Have you been looking for a way to get your kids or students playing outside more? Do you want a way to engage them in creative, open-ended play? Build them a mud kitchen!
Today, Jenny Santeramo, a fellow play advocate, mom of five, and owner of Greyson’s Treasures Play Kits for Big Imaginations, will be sharing with us how to make a DIY Mud Kitchen!
Making a Mud Kitchen
There are so many ways to put together this magical mud kitchen. Collect some old pallets and nail them together, simple as that.
You could also look for a used piece of furniture that is child height to use for the base. We used a jigsaw to cut a hole for a large metal bowl sink, but if you have one laying around, just use a real sink. No matter how simple or elaborate you make it, the kids will jump right in mixing, stirring, dumping, and creating.
Learning through Play
Younger children enjoy the simplicity of scooping, dumping, and mixing. They will have fun using their imaginations to make mud pies, stone soup, or simply enjoy the feel of the water or mud.
Building their imagination
You could add a play register and chalkboard easel for older children to come up with a menu. They enjoy creating a shop to sell their creations, bring your money as prices can be steep. Then let them get into the dramatic play involved with operating a mud bakery. The possibilities are endless!
What to include in your mud kitchen
First, look to nature to fill your kitchen. Water and dirt are the only essentials. Beyond that, you can include:
- Wood pieces
- Grass, weeds, herbs, flowers
- Gems, or scraps from the kitchen such as the cut-off ends of celery or whatever you happen to be chopping up that day
- You’ll also need a variety of utensils, bowls, containers, pitchers, ice trays, medicine droppers, etc.

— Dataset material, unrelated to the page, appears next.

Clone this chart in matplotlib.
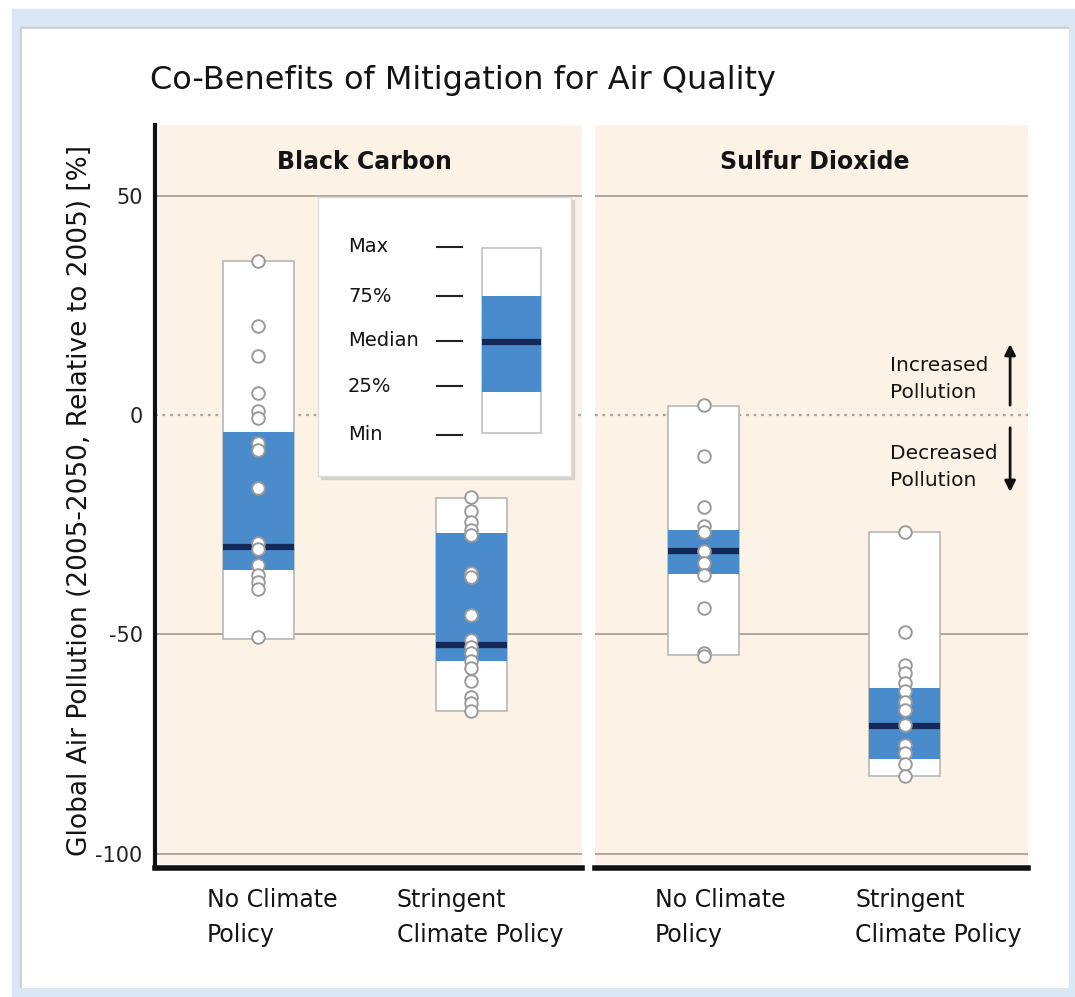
import matplotlib
matplotlib.use("Agg")
import matplotlib.pyplot as plt
from matplotlib.patches import Rectangle

plt.rcParams['font.family'] = ['DejaVu Sans']

# data
panels = ['Black Carbon', 'Sulfur Dioxide']
scenarios = ['No Climate\nPolicy', 'Stringent\nClimate Policy']

bc_min = [-51, -67.6]
bc_q25 = [-35.3, -56.2]
bc_med = [-30, -52.5]
bc_q75 = [-4, -27]
bc_max = [35, -19]

so2_min = [-54.7, -82.4]
so2_q25 = [-36.2, -78.4]
so2_med = [-31.1, -71]
so2_q75 = [-26.2, -62.3]
so2_max = [2, -26.8]

bc_pts_none = [35, 20.3, 13.5, 4.9, 1.0, -0.8, -6.5, -8, -16.7, -29.2, -30.5,
               -34.2, -36.4, -38, -39.7, -50.7]
bc_pts_strict = [-18.7, -22, -24.3, -26.2, -27.3, -36.1, -37, -45.6, -51.3,
                 -52.8, -54.3, -56.2, -57.6, -60.7, -64.2, -65.6, -67.6]
so2_pts_none = [2.3, -9.3, -21, -25.4, -26.6, -31, -33.8, -36.4, -44, -54.3, -55]
so2_pts_strict = [-26.6, -49.6, -57, -58.8, -61.1, -63, -65.5, -67.2, -70.8,
                  -75.2, -77, -79.7, -82.4]

yticks = [50, 0, -50, -100]
legend_labels = ['Max', '75%', 'Median', '25%', 'Min']

bg = '#fcf3e6'
blue = '#4a8bcc'
navy = '#14285a'
grid_c = '#9c928a'
txt = '#141414'

fig = plt.figure(figsize=(10.75, 9.97), dpi=100)
fig.patch.set_facecolor('white')

# frame around the chart
fig.patches.append(Rectangle((12/1075, 0), 1 - 12/1075, 1 - 9/997,
                             transform=fig.transFigure, color='#dae8f5', zorder=-10))
fig.patches.append(Rectangle((20/1075, 10/997), 1048/1075, 960/997,
                             transform=fig.transFigure, color='#c9ced4', zorder=-10))
fig.patches.append(Rectangle((22/1075, 10/997), 1046/1075, 958/997,
                             transform=fig.transFigure, color='white', zorder=-10))

ax1 = fig.add_axes([155/1075, 1 - 868/997, 427/1075, 743/997])
ax2 = fig.add_axes([595/1075, 1 - 868/997, 433/1075, 743/997])

ylo, yhi = -103.3, 66.1
data = [
    (ax1, bc_min, bc_q25, bc_med, bc_q75, bc_max, [bc_pts_none, bc_pts_strict],
     (0.516, 2.521), 0.333),
    (ax2, so2_min, so2_q25, so2_med, so2_q75, so2_max, [so2_pts_none, so2_pts_strict],
     (0.458, 2.612), 0.353),
]

for i, (ax, mn, q1, md, q3, mx, pts, xl, w) in enumerate(data):
    ax.set_facecolor('none')
    ax.set_xlim(*xl)
    ax.set_ylim(ylo, yhi)
    # panel background
    x0 = xl[0] + (0.02 if i == 0 else 0)
    ax.add_patch(Rectangle((x0, ylo + 1.2), xl[1] - x0, yhi - ylo, color=bg, zorder=0))
    for y in [50, -50, -100]:
        ax.axhline(y, color=grid_c, lw=1.1, zorder=1)
    ax.axhline(0, color='#a8a29c', lw=1.6, ls=(0, (1.2, 2.2)), zorder=1)

    pos = [1, 2]
    ax.bar(pos, [b - a for a, b in zip(mn, mx)], bottom=mn, width=w,
           color='white', edgecolor='#b8b8b8', lw=1.2, zorder=2)
    ax.bar(pos, [b - a for a, b in zip(q1, q3)], bottom=q1, width=w,
           color=blue, lw=0, zorder=3)
    ax.hlines(md, [p - w/2 for p in pos], [p + w/2 for p in pos],
              color=navy, lw=4.5, zorder=4)
    for p, vals in zip(pos, pts):
        ax.scatter([p]*len(vals), vals, s=82, facecolor='white',
                   edgecolor='#9a9a9a', lw=1.4, zorder=5)

    ax.set_xticks([])
    for s in ['top', 'right']:
        ax.spines[s].set_visible(False)
    ax.spines['bottom'].set_linewidth(4)
    ax.spines['bottom'].set_color('#111111')
    ax.text(1.5 if i == 0 else 1.553, 57.7, panels[i], ha='center', va='center',
            fontsize=17, fontweight='bold', color=txt)
    xs = [0.760, 1.652] if i == 0 else [0.757, 1.752]
    for xt, lab in zip(xs, scenarios):
        ax.text(xt, -114.6, lab, ha='left', va='center', fontsize=17,
                linespacing=1.55, color=txt, clip_on=False)

ax1.spines['left'].set_linewidth(3)
ax1.spines['left'].set_color('#111111')
ax1.set_yticks(yticks)
ax1.set_yticklabels([str(t) for t in yticks], fontsize=15, color='#222222')
ax1.tick_params(axis='y', length=0, pad=9)
ax2.spines['left'].set_visible(False)
ax2.set_yticks([])

# pollution direction arrows
ax2.annotate('', xy=(2.523, 16.8), xytext=(2.523, 1.6),
             arrowprops=dict(arrowstyle='-|>', color='#111111', lw=2, mutation_scale=16),
             zorder=6)
ax2.annotate('', xy=(2.523, -18.2), xytext=(2.523, -2.3),
             arrowprops=dict(arrowstyle='-|>', color='#111111', lw=2, mutation_scale=16),
             zorder=6)
ax2.text(1.926, 8.2, 'Increased\nPollution', ha='left', va='center', fontsize=14.5,
         linespacing=1.55, color=txt, zorder=6)
ax2.text(1.926, -11.9, 'Decreased\nPollution', ha='left', va='center', fontsize=14.5,
         linespacing=1.55, color=txt, zorder=6)

# legend key
lx, ly, lw_, lh = 318/1075, 1 - 476/997, 253/1075, 279/997
fig.patches.append(Rectangle((lx + 3/1075, ly - 3/997), lw_, lh, transform=fig.transFigure,
                             color='#d6d3cf', zorder=5))
lg = fig.add_axes([lx, ly, lw_, lh], zorder=6)
lg.set_facecolor('white')
lg.set_xlim(0, 253)
lg.set_ylim(279, 0)
lg.set_xticks([])
lg.set_yticks([])
for s in lg.spines.values():
    s.set_color('#dddddd')
    s.set_linewidth(1)
label_y = [50, 99, 144, 189, 238]
for yy, lab in zip(label_y, legend_labels):
    lg.text(30, yy, lab, ha='left', va='center', fontsize=14, color=txt)
    lg.plot([119, 144], [yy, yy], color='#222222', lw=1.5)
lg.add_patch(Rectangle((164, 51), 59, 185, facecolor='white', edgecolor='#c0c0c0', lw=1.2))
lg.add_patch(Rectangle((164, 99), 59, 96, facecolor=blue, lw=0))
lg.plot([164, 223], [145, 145], color=navy, lw=4.5, solid_capstyle='butt')

fig.text(150/1075, 1 - 80/997, 'Co-Benefits of Mitigation for Air Quality',
         ha='left', va='center', fontsize=23, color=txt)
fig.text(80/1075, 1 - 500/997, 'Global Air Pollution (2005-2050, Relative to 2005) [%]',
         rotation=90, ha='center', va='center', fontsize=19, color=txt)

fig.savefig('out.png', dpi=100, facecolor=fig.get_facecolor())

- A scale and balance add to the science fun!
- Another thing to consider including is a pump-style soap container. We had one that was mostly out of soap, but the kids were able to add water and get bubbles.
- You can also check your recycling bin for treasures such as empty juice bottles, yogurt containers, egg cartons, etc.
- Local thrift shops can be a great resource for interesting things to include as well.
Other things to include in the mud kitchen
Have the children collect items to freeze in an ice tray to investigate later, try adding play dough, freeze baking soda mixed with just enough water to make a paste, and any scent you’d like such as vanilla or cocoa powder to make pretend ice cream. The possibilities are endless!